Skip all pictures, then print the remaining material exactly.

····················

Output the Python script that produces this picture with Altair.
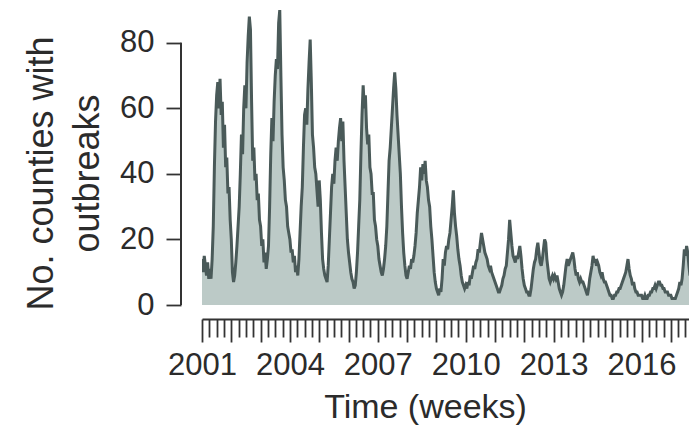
import altair as alt
import pandas as pd

# ---- data (26 values per year, one per ~2 weeks) ----
years = list(range(2001, 2018))
y2001 = [14, 10, 15, 12, 9, 13, 8, 11, 8, 14, 24, 42, 56, 64, 68, 60, 69, 58, 62, 48, 55, 42, 45, 34, 36, 26]
y2002 = [20, 10, 7, 9, 13, 18, 24, 30, 40, 52, 46, 60, 67, 60, 74, 82, 88, 84, 62, 44, 48, 38, 40, 32, 34, 26]
y2003 = [24, 18, 20, 13, 16, 11, 14, 18, 30, 46, 57, 50, 62, 70, 75, 72, 86, 90, 70, 52, 42, 38, 32, 30, 24, 22]
y2004 = [20, 16, 17, 13, 15, 10, 12, 9, 14, 22, 30, 36, 48, 58, 60, 55, 66, 74, 81, 68, 52, 48, 42, 40, 35, 30]
y2005 = [38, 32, 22, 14, 11, 9, 8, 7, 12, 20, 28, 36, 40, 37, 44, 48, 44, 50, 54, 57, 50, 56, 44, 36, 28, 20]
y2006 = [16, 13, 10, 8, 7, 5, 6, 10, 16, 24, 32, 46, 58, 67, 60, 64, 54, 49, 52, 42, 40, 34, 34, 26, 24, 20]
y2007 = [18, 14, 12, 10, 9, 11, 14, 18, 24, 34, 44, 48, 54, 60, 66, 71, 66, 58, 52, 46, 40, 30, 22, 16, 12, 9]
y2008 = [8, 10, 12, 11, 14, 13, 15, 18, 22, 28, 32, 36, 42, 38, 43, 40, 44, 38, 36, 32, 30, 24, 20, 15, 10, 7]
y2009 = [5, 4, 3, 5, 4, 8, 14, 12, 16, 18, 17, 20, 22, 26, 30, 35, 28, 24, 21, 17, 14, 12, 9, 7, 6, 5]
y2010 = [6, 5, 7, 6, 9, 8, 10, 12, 11, 13, 14, 17, 16, 19, 22, 20, 18, 16, 15, 14, 12, 11, 12, 10, 9, 8]
y2011 = [7, 6, 5, 4, 4, 5, 6, 8, 9, 11, 12, 16, 20, 26, 22, 18, 15, 14, 13, 15, 14, 16, 18, 15, 11, 8]
y2012 = [6, 5, 4, 4, 3, 3, 5, 8, 11, 13, 14, 17, 19, 16, 13, 12, 14, 17, 20, 19, 14, 11, 8, 7, 8, 9]
y2013 = [8, 9, 8, 9, 7, 5, 4, 3, 4, 6, 9, 12, 14, 12, 13, 14, 15, 16, 14, 11, 9, 10, 8, 7, 8, 7]
y2014 = [7, 6, 5, 4, 3, 5, 8, 10, 12, 15, 13, 14, 12, 13, 12, 10, 9, 10, 8, 7, 7, 6, 5, 4, 3, 3]
y2015 = [2, 2, 3, 3, 4, 4, 5, 5, 6, 7, 8, 9, 10, 12, 14, 11, 9, 8, 6, 7, 5, 4, 4, 3, 3, 3]
y2016 = [3, 2, 2, 3, 2, 2, 3, 3, 4, 4, 5, 5, 6, 5, 6, 7, 7, 6, 6, 5, 5, 4, 4, 4, 3, 3]
y2017 = [3, 2, 2, 2, 2, 3, 4, 5, 7, 6, 8, 12, 17, 15, 18, 16, 12, 9, 10, 9, 8, 9]
series = [y2001, y2002, y2003, y2004, y2005, y2006, y2007, y2008, y2009,
          y2010, y2011, y2012, y2013, y2014, y2015, y2016, y2017]

y_ticks = [0, 20, 40, 60, 80]
x_ticks = [2001 + q / 4 for q in range(0, 67)]
x_title = "Time (weeks)"
y_title = ["No. counties with", "outbreaks"]

rows = []
for yr, vals in zip(years, series):
    for i, v in enumerate(vals):
        rows.append({"t": yr + i / 26, "n": v})
df = pd.DataFrame(rows)
rule_df = pd.DataFrame({"n": [y_ticks[0]], "hi": [y_ticks[-1]]})

FONT = "Liberation Sans"
TXT = "#2b2b2b"
AX = "#333333"
FILL = "#bccac7"
LINE = "#4a5a59"

xscale = alt.Scale(domain=[2001, 2017.62], nice=False, zero=False)
yscale = alt.Scale(domain=[0, 90], nice=False)

x_axis = alt.Axis(
    values=x_ticks,
    labelExpr="datum.value % 3 == 0 ? format(datum.value, 'd') : ''",
    offset=14, grid=False,
    domainColor=AX, domainWidth=2,
    tickColor=AX, tickWidth=1.8,
    tickSize={"condition": {"test": "datum.value % 1 == 0", "value": 23}, "value": 18},
    labelFont=FONT, labelFontSize=31, labelColor=TXT, labelPadding=8,
    labelOverlap=False, labelFlush=False,
    title=x_title, titleFont=FONT, titleFontSize=34, titleColor=TXT,
    titleFontWeight="normal", titleX=223, titleY=98,
    titleBaseline="alphabetic", titleAlign="center",
)
y_axis = alt.Axis(
    values=y_ticks, offset=21, grid=False, domain=False,
    tickColor=AX, tickWidth=1.8, tickSize=15,
    labelFont=FONT, labelFontSize=31, labelColor=TXT, labelPadding=12,
    labelFlush=False, labelOverlap=False,
    title=y_title, titleFont=FONT, titleFontSize=36, titleColor=TXT,
    titleFontWeight="normal", titleLineHeight=46, titleAngle=270,
    titleX=-129, titleY=163, titleBaseline="alphabetic", titleAlign="center",
)

X = alt.X("t:Q", scale=xscale, axis=x_axis)
Y = alt.Y("n:Q", scale=yscale, axis=y_axis)

area = alt.Chart(df).mark_area(color=FILL, clip=True).encode(x=X, y=Y)
line = alt.Chart(df).mark_line(color=LINE, strokeWidth=3, clip=True).encode(x=X, y=Y)
yline = alt.Chart(rule_df).mark_rule(color=AX, strokeWidth=2).encode(
    y=Y,
    y2="hi:Q",
    x=alt.value(-21),
)

chart = alt.layer(area, line, yline).properties(
    width=487, height=295,
    autosize=alt.AutoSizeParams(type="none"),
    padding={"left": 194, "top": 2, "right": 0, "bottom": 120},
    background="white",
).configure_view(stroke=None)

chart.save("out.html", embed_options={"renderer": "svg", "actions": False})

····················

Output for this exercise:
Output the Python script that produces this picture with Altair.
import altair as alt
import pandas as pd

# ---- data (26 values per year, one per ~2 weeks) ----
years = list(range(2001, 2018))
y2001 = [14, 10, 15, 12, 9, 13, 8, 11, 8, 14, 24, 42, 56, 64, 68, 60, 69, 58, 62, 48, 55, 42, 45, 34, 36, 26]
y2002 = [20, 10, 7, 9, 13, 18, 24, 30, 40, 52, 46, 60, 67, 60, 74, 82, 88, 84, 62, 44, 48, 38, 40, 32, 34, 26]
y2003 = [24, 18, 20, 13, 16, 11, 14, 18, 30, 46, 57, 50, 62, 70, 75, 72, 86, 90, 70, 52, 42, 38, 32, 30, 24, 22]
y2004 = [20, 16, 17, 13, 15, 10, 12, 9, 14, 22, 30, 36, 48, 58, 60, 55, 66, 74, 81, 68, 52, 48, 42, 40, 35, 30]
y2005 = [38, 32, 22, 14, 11, 9, 8, 7, 12, 20, 28, 36, 40, 37, 44, 48, 44, 50, 54, 57, 50, 56, 44, 36, 28, 20]
y2006 = [16, 13, 10, 8, 7, 5, 6, 10, 16, 24, 32, 46, 58, 67, 60, 64, 54, 49, 52, 42, 40, 34, 34, 26, 24, 20]
y2007 = [18, 14, 12, 10, 9, 11, 14, 18, 24, 34, 44, 48, 54, 60, 66, 71, 66, 58, 52, 46, 40, 30, 22, 16, 12, 9]
y2008 = [8, 10, 12, 11, 14, 13, 15, 18, 22, 28, 32, 36, 42, 38, 43, 40, 44, 38, 36, 32, 30, 24, 20, 15, 10, 7]
y2009 = [5, 4, 3, 5, 4, 8, 14, 12, 16, 18, 17, 20, 22, 26, 30, 35, 28, 24, 21, 17, 14, 12, 9, 7, 6, 5]
y2010 = [6, 5, 7, 6, 9, 8, 10, 12, 11, 13, 14, 17, 16, 19, 22, 20, 18, 16, 15, 14, 12, 11, 12, 10, 9, 8]
y2011 = [7, 6, 5, 4, 4, 5, 6, 8, 9, 11, 12, 16, 20, 26, 22, 18, 15, 14, 13, 15, 14, 16, 18, 15, 11, 8]
y2012 = [6, 5, 4, 4, 3, 3, 5, 8, 11, 13, 14, 17, 19, 16, 13, 12, 14, 17, 20, 19, 14, 11, 8, 7, 8, 9]
y2013 = [8, 9, 8, 9, 7, 5, 4, 3, 4, 6, 9, 12, 14, 12, 13, 14, 15, 16, 14, 11, 9, 10, 8, 7, 8, 7]
y2014 = [7, 6, 5, 4, 3, 5, 8, 10, 12, 15, 13, 14, 12, 13, 12, 10, 9, 10, 8, 7, 7, 6, 5, 4, 3, 3]
y2015 = [2, 2, 3, 3, 4, 4, 5, 5, 6, 7, 8, 9, 10, 12, 14, 11, 9, 8, 6, 7, 5, 4, 4, 3, 3, 3]
y2016 = [3, 2, 2, 3, 2, 2, 3, 3, 4, 4, 5, 5, 6, 5, 6, 7, 7, 6, 6, 5, 5, 4, 4, 4, 3, 3]
y2017 = [3, 2, 2, 2, 2, 3, 4, 5, 7, 6, 8, 12, 17, 15, 18, 16, 12, 9, 10, 9, 8, 9]
series = [y2001, y2002, y2003, y2004, y2005, y2006, y2007, y2008, y2009,
          y2010, y2011, y2012, y2013, y2014, y2015, y2016, y2017]

y_ticks = [0, 20, 40, 60, 80]
x_ticks = [2001 + q / 4 for q in range(0, 67)]
x_title = "Time (weeks)"
y_title = ["No. counties with", "outbreaks"]

rows = []
for yr, vals in zip(years, series):
    for i, v in enumerate(vals):
        rows.append({"t": yr + i / 26, "n": v})
df = pd.DataFrame(rows)
rule_df = pd.DataFrame({"n": [y_ticks[0]], "hi": [y_ticks[-1]]})

FONT = "Liberation Sans"
TXT = "#2b2b2b"
AX = "#333333"
FILL = "#bccac7"
LINE = "#4a5a59"

xscale = alt.Scale(domain=[2001, 2017.62], nice=False, zero=False)
yscale = alt.Scale(domain=[0, 90], nice=False)

x_axis = alt.Axis(
    values=x_ticks,
    labelExpr="datum.value % 3 == 0 ? format(datum.value, 'd') : ''",
    offset=14, grid=False,
    domainColor=AX, domainWidth=2,
    tickColor=AX, tickWidth=1.8,
    tickSize={"condition": {"test": "datum.value % 1 == 0", "value": 23}, "value": 18},
    labelFont=FONT, labelFontSize=31, labelColor=TXT, labelPadding=8,
    labelOverlap=False, labelFlush=False,
    title=x_title, titleFont=FONT, titleFontSize=34, titleColor=TXT,
    titleFontWeight="normal", titleX=223, titleY=98,
    titleBaseline="alphabetic", titleAlign="center",
)
y_axis = alt.Axis(
    values=y_ticks, offset=21, grid=False, domain=False,
    tickColor=AX, tickWidth=1.8, tickSize=15,
    labelFont=FONT, labelFontSize=31, labelColor=TXT, labelPadding=12,
    labelFlush=False, labelOverlap=False,
    title=y_title, titleFont=FONT, titleFontSize=36, titleColor=TXT,
    titleFontWeight="normal", titleLineHeight=46, titleAngle=270,
    titleX=-129, titleY=163, titleBaseline="alphabetic", titleAlign="center",
)

X = alt.X("t:Q", scale=xscale, axis=x_axis)
Y = alt.Y("n:Q", scale=yscale, axis=y_axis)

area = alt.Chart(df).mark_area(color=FILL, clip=True).encode(x=X, y=Y)
line = alt.Chart(df).mark_line(color=LINE, strokeWidth=3, clip=True).encode(x=X, y=Y)
yline = alt.Chart(rule_df).mark_rule(color=AX, strokeWidth=2).encode(
    y=Y,
    y2="hi:Q",
    x=alt.value(-21),
)

chart = alt.layer(area, line, yline).properties(
    width=487, height=295,
    autosize=alt.AutoSizeParams(type="none"),
    padding={"left": 194, "top": 2, "right": 0, "bottom": 120},
    background="white",
).configure_view(stroke=None)

chart.save("out.html", embed_options={"renderer": "svg", "actions": False})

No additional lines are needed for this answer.